Daily round activities could include identifying new admissions or new orders for opioids and other critical medications, as well as evaluating existing orders to see if the use is still necessary, says LaGrange. “The DNS also could do a quick chart review to look at, for example, what nonpharmacological interventions have been attempted: Are these interventions successful? Are they care planned? Are staff documenting that they are utilizing those interventions to either reduce or complement opioids? Also, it’s a good idea to look at whether the interventions and documentation are consistent with today’s standards of practice and professional standards.”

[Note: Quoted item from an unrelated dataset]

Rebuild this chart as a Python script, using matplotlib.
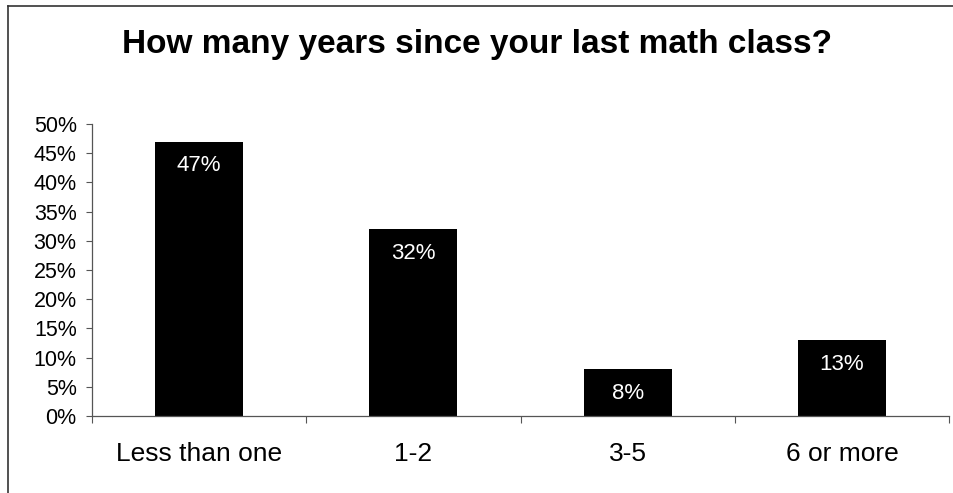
import matplotlib.pyplot as plt
from matplotlib.lines import Line2D
from matplotlib.ticker import PercentFormatter

plt.rcParams['font.family'] = ['Liberation Sans', 'DejaVu Sans']

# survey answers
categories = ['Less than one', '1-2', '3-5', '6 or more']
shares = [47, 32, 8, 13]
bar_labels = ['47%', '32%', '8%', '13%']
yticks = [0, 5, 10, 15, 20, 25, 30, 35, 40, 45, 50]

fig = plt.figure(figsize=(9.54, 4.93), dpi=100)
ax = fig.add_axes([0.0964, 0.1562, 0.8984, 0.5923])

x = range(len(categories))
bars = ax.bar(x, shares, width=0.41, color='black')

for b, lab in zip(bars, bar_labels):
    ax.annotate(lab, (b.get_x() + b.get_width() / 2, b.get_height()),
                xytext=(0, -24), textcoords='offset pixels',
                ha='center', va='center', color='white', fontsize=16)

ax.set_xlim(-0.5, len(categories) - 0.5)
ax.set_ylim(0, 50)
ax.set_yticks(yticks)
ax.yaxis.set_major_formatter(PercentFormatter(decimals=0))
ax.set_xticks(list(x))
ax.set_xticklabels(categories, fontsize=19)
ax.set_xticks([i - 0.5 for i in range(len(categories) + 1)], minor=True)
ax.tick_params(axis='x', which='major', length=0, pad=19)
ax.tick_params(axis='x', which='minor', length=5, width=0.8, color='#555555', direction='out')
ax.tick_params(axis='y', labelsize=15.5, length=4, width=0.8, color='#555555', pad=7)

for side in ['top', 'right']:
    ax.spines[side].set_visible(False)
for side in ['left', 'bottom']:
    ax.spines[side].set_color('#555555')
    ax.spines[side].set_linewidth(0.9)

fig.text(0.5, 0.91, 'How many years since your last math class?',
         ha='center', va='center', fontsize=24, fontweight='bold')

# chart frame (only top and left edges are inside the picture)
fig.add_artist(Line2D([8 / 954, 8 / 954], [0, 1 - 6 / 493], transform=fig.transFigure,
                      color='#333333', linewidth=1.2))
fig.add_artist(Line2D([8 / 954, 1], [1 - 6 / 493, 1 - 6 / 493], transform=fig.transFigure,
                      color='#333333', linewidth=1.2))

fig.savefig('out.png', dpi=100)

Conducting these daily rounds will put DNSs in a great position to initiate discussion with staff, says LaGrange. “The DNS will be able to make suggestions for alternatives and ensure that staff practice is consistent with the facility protocols.”
Don’t forget to address diversion
Diversion is a common issue with many controlled substances, including opioids, says LaGrange. “The DNS needs to be aware of the potential drug diversion indicators and make sure the facility has good systems, including follow-up, in place to monitor for and deal with that.” Note: A case of opioid drug diversion is listed as an example of Severity Level 3 noncompliance (actual harm that is not immediate jeopardy) for F608 (Reporting of Reasonable Suspicion of a Crime) in Appendix PP of the State Operations Manual.
Monitoring opioids and adverse consequences: What the SOM says
Inadequate opioid monitoring can have a cascade effect that results in providers meeting the one or all of the adverse consequences in the Key Elements of Noncompliance for F757 (Unnecessary Drugs) in Appendix PP of the State Operations Manual:
· Failure to act upon (i.e., discontinue a medication or reduce the dose or provide clinical justification for why the benefit outweighs the adverse consequences) or report the presence of adverse consequence(s); or
· Failure to monitor for the presence of adverse consequences related to the use of medications (particularly high risk medications, such as warfarin, insulin, opioids, or medications requiring monitoring of blood work); or
· Failure to respond to the presence of adverse consequences related to the use of medications (particularly high risk medications, such as warfarin, insulin, or opioids).